This is from Klapuri 2003. What is the "frequency response" and why do we model is as multiplied with the vibrating system we want to get the frequency from?
Taking a periodic function with many harmonics, and then filtering it, is a common way of generating (or modeling) periodic signals.
It is how you can model human speech, where S is the sound produced by vocal cords, and H is the frequency response of the cavities formed by larynx, mouth, lungs, etc. And this is how many vocoders analyze and synthesize signals.
Imagine the signal S to be a periodic signal with all harmonics; ideally, S may be an impulse train, so that you have harmonics present at all integer multiples of the fundamental frequency.
Then, H is a filter which will affect each harmonic independently, in order to produce (or model) the desired periodic signal.
Since the variable $k$ corresponds to frequency, we can assume that they are actually DFT coefficients. Applying a filter H to a signal S is a multiplication in frequency (or a convolution in time).
Frequency response of system usually take form of chart where x-axis represent frequencies, and y-axis the attenuation or response of system. For example here is a frequency response of microphone:
From this graph we can see that frequencies below 200Hz get attenuated. When picking up a sound of 50Hz you will get -10dB weaker signal as compared to 200Hz sound source of the same amplitude. Loss of -10dB means that the power is 10 times smaller or amplitude about three times smaller. At 6 kHz you would get +5dB stronger output (3.17x power or 1.77x amplitude)

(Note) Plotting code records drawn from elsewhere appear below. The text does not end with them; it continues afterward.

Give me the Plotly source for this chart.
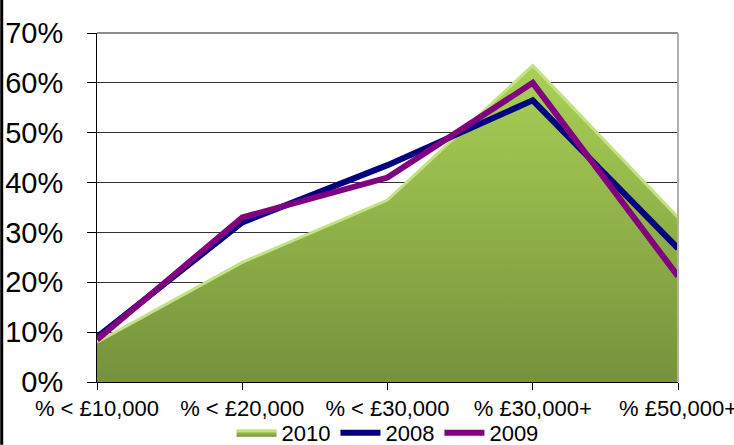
import plotly.graph_objects as go

# income bands and share of respondents per year
bands = ['% < £10,000', '% < £20,000', '% < £30,000', '% £30,000+', '% £50,000+']
share_2010 = [0.08, 0.24, 0.365, 0.635, 0.33]
share_2008 = [0.09, 0.32, 0.435, 0.565, 0.268]
share_2009 = [0.085, 0.33, 0.41, 0.60, 0.212]
y_ticks = [0, 0.1, 0.2, 0.3, 0.4, 0.5, 0.6, 0.7]

FONT = 'Liberation Sans, Arial, sans-serif'

fig = go.Figure()

# 2010 as a filled area with a vertical green gradient
fig.add_trace(go.Scatter(
    x=bands, y=share_2010, name='2010', mode='lines',
    fill='tozeroy',
    fillgradient=dict(type='vertical',
                      colorscale=[[0, '#76923c'], [1, '#a9d155']]),
    line=dict(color='#c4e283', width=3),
))
fig.add_trace(go.Scatter(
    x=bands, y=share_2008, name='2008', mode='lines',
    line=dict(color='#000080', width=6),
))
fig.add_trace(go.Scatter(
    x=bands, y=share_2009, name='2009', mode='lines',
    line=dict(color='#800080', width=6),
))

fig.update_layout(
    width=734, height=445,
    margin=dict(l=97, r=56, t=33, b=63, autoexpand=False),
    paper_bgcolor='white', plot_bgcolor='white',
    font=dict(family=FONT, color='black'),
    showlegend=True,
    legend=dict(orientation='h', x=0.5, xanchor='center',
                yref='container', y=0.027, yanchor='middle',
                bgcolor='rgba(0,0,0,0)',
                font=dict(size=22), itemwidth=40, tracegroupgap=0),
    shapes=[
        # top and right plot border (grey)
        dict(type='line', xref='paper', yref='paper', x0=0, x1=1, y0=1, y1=1,
             line=dict(color='#8c8c8c', width=2)),
        dict(type='line', xref='paper', yref='paper', x0=1, x1=1, y0=0, y1=1,
             line=dict(color='#b0b0b0', width=2)),
        # thin dark frame edge on the far left
        dict(type='line', xref='paper', yref='paper', x0=-0.164, x1=-0.164,
             y0=-0.18, y1=1.1, line=dict(color='black', width=3)),
    ],
)

fig.update_xaxes(
    type='category', range=[0, len(bands) - 1], automargin=False,
    showline=True, linecolor='black', linewidth=1,
    ticks='outside', ticklen=7, tickcolor='black',
    showgrid=False, tickfont=dict(size=22),
)
fig.update_yaxes(
    range=[0, 0.7], tickvals=y_ticks, tickformat='.0%', automargin=False,
    showline=True, linecolor='black', linewidth=1,
    ticks='outside', ticklen=9, tickcolor='black', ticklabelstandoff=18,
    showgrid=True, gridcolor='#333333', gridwidth=1,
    zeroline=False, tickfont=dict(size=29),
)

fig.write_html('out.html', config={'displayModeBar': False},
               post_script="document.body.style.margin='0';")
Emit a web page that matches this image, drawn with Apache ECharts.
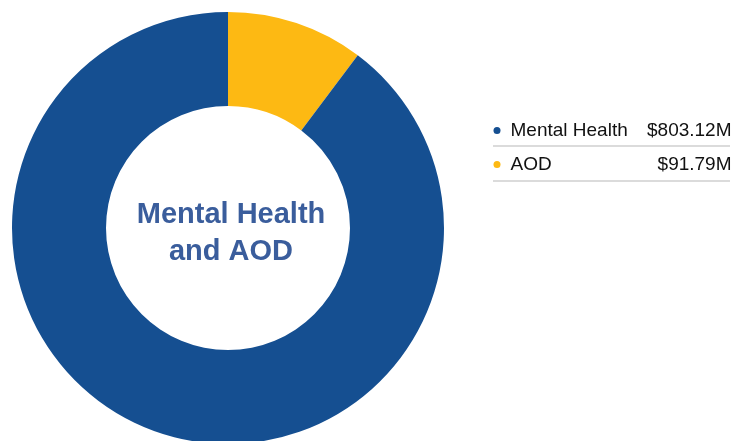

Following image shows frequency dependency of gain of simple band pass filter. Many times you are also interested how the phase of input signal gets distorted, this can be seen in the second graph - frequency dependency of phase shift
When you are feeding a system with some test signal, you just multiply it's spectrum with frequency response of a system to get the resulting spectrum at system's output. Also the system introduces some noise and this can be expressed in the form of equation from your book.